— Begin Dataset excerpt —

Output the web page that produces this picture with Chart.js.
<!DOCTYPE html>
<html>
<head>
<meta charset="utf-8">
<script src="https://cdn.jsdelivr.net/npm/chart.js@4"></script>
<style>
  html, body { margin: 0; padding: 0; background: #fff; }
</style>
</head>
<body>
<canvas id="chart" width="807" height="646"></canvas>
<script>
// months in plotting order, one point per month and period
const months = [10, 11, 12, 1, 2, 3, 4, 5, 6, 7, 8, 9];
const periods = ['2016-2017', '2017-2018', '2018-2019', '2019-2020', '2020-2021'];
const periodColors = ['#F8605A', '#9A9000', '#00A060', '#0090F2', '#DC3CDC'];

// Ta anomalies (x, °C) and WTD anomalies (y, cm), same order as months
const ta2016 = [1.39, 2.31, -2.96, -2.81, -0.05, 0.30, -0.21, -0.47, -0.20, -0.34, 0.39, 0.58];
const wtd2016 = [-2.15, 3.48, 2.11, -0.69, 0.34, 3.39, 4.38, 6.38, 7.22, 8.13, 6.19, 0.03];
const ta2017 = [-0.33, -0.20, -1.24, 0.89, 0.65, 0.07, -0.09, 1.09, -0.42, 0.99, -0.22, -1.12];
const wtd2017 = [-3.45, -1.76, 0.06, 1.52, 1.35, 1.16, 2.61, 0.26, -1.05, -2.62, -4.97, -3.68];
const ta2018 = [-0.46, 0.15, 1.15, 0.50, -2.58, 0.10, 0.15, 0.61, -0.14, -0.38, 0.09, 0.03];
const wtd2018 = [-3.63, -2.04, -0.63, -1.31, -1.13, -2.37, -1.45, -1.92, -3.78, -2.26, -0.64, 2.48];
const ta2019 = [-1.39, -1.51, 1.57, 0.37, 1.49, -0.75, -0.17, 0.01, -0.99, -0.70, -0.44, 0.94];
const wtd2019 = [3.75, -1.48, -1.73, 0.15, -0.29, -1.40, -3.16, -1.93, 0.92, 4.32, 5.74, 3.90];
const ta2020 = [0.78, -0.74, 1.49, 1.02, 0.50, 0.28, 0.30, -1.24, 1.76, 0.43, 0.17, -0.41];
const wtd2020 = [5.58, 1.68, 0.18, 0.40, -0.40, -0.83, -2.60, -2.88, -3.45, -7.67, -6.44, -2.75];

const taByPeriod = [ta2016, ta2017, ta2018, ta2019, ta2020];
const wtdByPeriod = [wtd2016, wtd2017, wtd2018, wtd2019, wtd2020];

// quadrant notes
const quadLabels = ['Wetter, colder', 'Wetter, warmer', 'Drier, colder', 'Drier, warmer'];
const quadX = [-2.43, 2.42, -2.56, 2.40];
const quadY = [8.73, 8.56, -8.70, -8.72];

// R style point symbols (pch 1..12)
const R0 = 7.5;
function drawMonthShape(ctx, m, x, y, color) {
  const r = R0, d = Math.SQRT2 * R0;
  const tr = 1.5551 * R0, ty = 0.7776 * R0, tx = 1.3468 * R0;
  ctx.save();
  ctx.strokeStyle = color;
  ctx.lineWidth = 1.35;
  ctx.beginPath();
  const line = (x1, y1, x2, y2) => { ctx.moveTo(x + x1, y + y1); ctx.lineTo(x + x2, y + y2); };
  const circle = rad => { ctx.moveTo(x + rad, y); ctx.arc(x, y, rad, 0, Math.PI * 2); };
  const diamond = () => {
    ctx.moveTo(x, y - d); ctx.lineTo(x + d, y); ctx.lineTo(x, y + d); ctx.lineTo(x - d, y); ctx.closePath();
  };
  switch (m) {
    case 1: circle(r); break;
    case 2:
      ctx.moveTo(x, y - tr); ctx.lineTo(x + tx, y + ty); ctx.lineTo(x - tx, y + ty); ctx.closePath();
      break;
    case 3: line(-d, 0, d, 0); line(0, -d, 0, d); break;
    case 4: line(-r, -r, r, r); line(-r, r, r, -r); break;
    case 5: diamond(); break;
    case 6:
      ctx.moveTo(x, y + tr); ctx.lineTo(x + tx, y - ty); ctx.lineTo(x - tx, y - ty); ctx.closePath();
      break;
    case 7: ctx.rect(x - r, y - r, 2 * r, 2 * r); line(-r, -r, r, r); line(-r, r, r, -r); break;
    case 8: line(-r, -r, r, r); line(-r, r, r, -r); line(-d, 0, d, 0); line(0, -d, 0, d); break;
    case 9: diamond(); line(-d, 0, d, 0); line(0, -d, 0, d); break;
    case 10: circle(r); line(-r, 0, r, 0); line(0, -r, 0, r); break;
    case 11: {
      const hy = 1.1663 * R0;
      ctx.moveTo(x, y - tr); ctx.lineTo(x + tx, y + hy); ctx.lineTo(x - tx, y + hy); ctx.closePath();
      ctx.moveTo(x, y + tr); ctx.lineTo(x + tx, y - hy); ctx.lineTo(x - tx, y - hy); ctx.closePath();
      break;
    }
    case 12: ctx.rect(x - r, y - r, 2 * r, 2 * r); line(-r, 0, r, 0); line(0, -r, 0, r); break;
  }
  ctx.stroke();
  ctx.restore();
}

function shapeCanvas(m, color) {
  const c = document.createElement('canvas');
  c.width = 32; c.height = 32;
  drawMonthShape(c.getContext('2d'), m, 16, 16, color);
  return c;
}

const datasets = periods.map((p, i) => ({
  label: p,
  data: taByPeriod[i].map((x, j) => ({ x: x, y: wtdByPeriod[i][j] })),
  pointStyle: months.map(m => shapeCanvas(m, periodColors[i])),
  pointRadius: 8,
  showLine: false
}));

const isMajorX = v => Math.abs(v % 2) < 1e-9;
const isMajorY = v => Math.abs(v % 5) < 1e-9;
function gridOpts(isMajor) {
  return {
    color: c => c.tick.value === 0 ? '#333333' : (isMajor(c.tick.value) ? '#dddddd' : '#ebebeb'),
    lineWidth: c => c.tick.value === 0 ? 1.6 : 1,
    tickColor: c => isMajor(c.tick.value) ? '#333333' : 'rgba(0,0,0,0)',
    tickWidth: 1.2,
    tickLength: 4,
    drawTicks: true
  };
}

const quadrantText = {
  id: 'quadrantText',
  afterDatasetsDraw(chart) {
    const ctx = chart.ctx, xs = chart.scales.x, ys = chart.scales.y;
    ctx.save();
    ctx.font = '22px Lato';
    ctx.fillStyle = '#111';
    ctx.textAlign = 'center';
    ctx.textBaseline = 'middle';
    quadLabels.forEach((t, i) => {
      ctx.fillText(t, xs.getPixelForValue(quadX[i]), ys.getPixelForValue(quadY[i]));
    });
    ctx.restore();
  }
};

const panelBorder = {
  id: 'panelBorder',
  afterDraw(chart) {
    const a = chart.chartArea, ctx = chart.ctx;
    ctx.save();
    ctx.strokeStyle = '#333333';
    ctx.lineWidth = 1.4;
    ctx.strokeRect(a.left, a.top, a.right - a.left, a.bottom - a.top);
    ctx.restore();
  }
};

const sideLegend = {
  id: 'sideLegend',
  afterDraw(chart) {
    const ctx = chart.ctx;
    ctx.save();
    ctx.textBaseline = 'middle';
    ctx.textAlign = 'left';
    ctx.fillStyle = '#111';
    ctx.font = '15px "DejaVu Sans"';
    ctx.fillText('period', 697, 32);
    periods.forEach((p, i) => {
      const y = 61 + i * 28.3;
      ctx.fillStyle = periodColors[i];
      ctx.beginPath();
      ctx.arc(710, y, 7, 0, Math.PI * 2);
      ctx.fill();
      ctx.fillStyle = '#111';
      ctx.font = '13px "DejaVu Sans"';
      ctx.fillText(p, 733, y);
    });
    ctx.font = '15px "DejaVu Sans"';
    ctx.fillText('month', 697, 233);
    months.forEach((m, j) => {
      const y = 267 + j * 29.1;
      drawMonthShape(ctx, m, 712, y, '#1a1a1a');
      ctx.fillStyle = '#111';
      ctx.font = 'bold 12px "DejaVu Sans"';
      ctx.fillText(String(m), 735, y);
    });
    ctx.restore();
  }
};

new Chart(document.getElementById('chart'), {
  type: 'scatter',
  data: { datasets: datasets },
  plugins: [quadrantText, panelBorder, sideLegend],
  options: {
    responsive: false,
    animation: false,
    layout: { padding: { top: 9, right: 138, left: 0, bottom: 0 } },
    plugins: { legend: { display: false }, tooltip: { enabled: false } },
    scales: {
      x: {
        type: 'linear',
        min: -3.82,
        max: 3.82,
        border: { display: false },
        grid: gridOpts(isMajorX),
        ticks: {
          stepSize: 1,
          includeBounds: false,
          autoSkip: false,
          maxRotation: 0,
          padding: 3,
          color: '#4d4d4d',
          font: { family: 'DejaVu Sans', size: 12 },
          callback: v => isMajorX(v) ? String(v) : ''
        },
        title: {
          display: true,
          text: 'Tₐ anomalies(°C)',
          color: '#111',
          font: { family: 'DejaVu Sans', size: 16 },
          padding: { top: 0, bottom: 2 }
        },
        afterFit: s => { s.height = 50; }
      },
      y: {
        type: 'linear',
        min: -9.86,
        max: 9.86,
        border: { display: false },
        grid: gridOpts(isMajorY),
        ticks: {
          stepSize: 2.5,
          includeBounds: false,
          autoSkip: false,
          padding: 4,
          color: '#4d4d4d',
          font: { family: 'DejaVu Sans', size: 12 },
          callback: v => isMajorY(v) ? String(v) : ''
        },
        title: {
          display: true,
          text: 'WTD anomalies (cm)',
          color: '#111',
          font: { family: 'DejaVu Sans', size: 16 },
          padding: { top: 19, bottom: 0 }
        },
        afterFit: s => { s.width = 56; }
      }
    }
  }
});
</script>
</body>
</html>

— End Dataset excerpt —

What to produce: Begin with the first line of the data above and, please, print each line exactly until you have printed the line containing "const quadY = [8.73, 8.56, -8.70, -8.72];"; print nothing else.

Worked answer:
Output the web page that produces this picture with Chart.js.
<!DOCTYPE html>
<html>
<head>
<meta charset="utf-8">
<script src="https://cdn.jsdelivr.net/npm/chart.js@4"></script>
<style>
  html, body { margin: 0; padding: 0; background: #fff; }
</style>
</head>
<body>
<canvas id="chart" width="807" height="646"></canvas>
<script>
// months in plotting order, one point per month and period
const months = [10, 11, 12, 1, 2, 3, 4, 5, 6, 7, 8, 9];
const periods = ['2016-2017', '2017-2018', '2018-2019', '2019-2020', '2020-2021'];
const periodColors = ['#F8605A', '#9A9000', '#00A060', '#0090F2', '#DC3CDC'];

// Ta anomalies (x, °C) and WTD anomalies (y, cm), same order as months
const ta2016 = [1.39, 2.31, -2.96, -2.81, -0.05, 0.30, -0.21, -0.47, -0.20, -0.34, 0.39, 0.58];
const wtd2016 = [-2.15, 3.48, 2.11, -0.69, 0.34, 3.39, 4.38, 6.38, 7.22, 8.13, 6.19, 0.03];
const ta2017 = [-0.33, -0.20, -1.24, 0.89, 0.65, 0.07, -0.09, 1.09, -0.42, 0.99, -0.22, -1.12];
const wtd2017 = [-3.45, -1.76, 0.06, 1.52, 1.35, 1.16, 2.61, 0.26, -1.05, -2.62, -4.97, -3.68];
const ta2018 = [-0.46, 0.15, 1.15, 0.50, -2.58, 0.10, 0.15, 0.61, -0.14, -0.38, 0.09, 0.03];
const wtd2018 = [-3.63, -2.04, -0.63, -1.31, -1.13, -2.37, -1.45, -1.92, -3.78, -2.26, -0.64, 2.48];
const ta2019 = [-1.39, -1.51, 1.57, 0.37, 1.49, -0.75, -0.17, 0.01, -0.99, -0.70, -0.44, 0.94];
const wtd2019 = [3.75, -1.48, -1.73, 0.15, -0.29, -1.40, -3.16, -1.93, 0.92, 4.32, 5.74, 3.90];
const ta2020 = [0.78, -0.74, 1.49, 1.02, 0.50, 0.28, 0.30, -1.24, 1.76, 0.43, 0.17, -0.41];
const wtd2020 = [5.58, 1.68, 0.18, 0.40, -0.40, -0.83, -2.60, -2.88, -3.45, -7.67, -6.44, -2.75];

const taByPeriod = [ta2016, ta2017, ta2018, ta2019, ta2020];
const wtdByPeriod = [wtd2016, wtd2017, wtd2018, wtd2019, wtd2020];

// quadrant notes
const quadLabels = ['Wetter, colder', 'Wetter, warmer', 'Drier, colder', 'Drier, warmer'];
const quadX = [-2.43, 2.42, -2.56, 2.40];
const quadY = [8.73, 8.56, -8.70, -8.72];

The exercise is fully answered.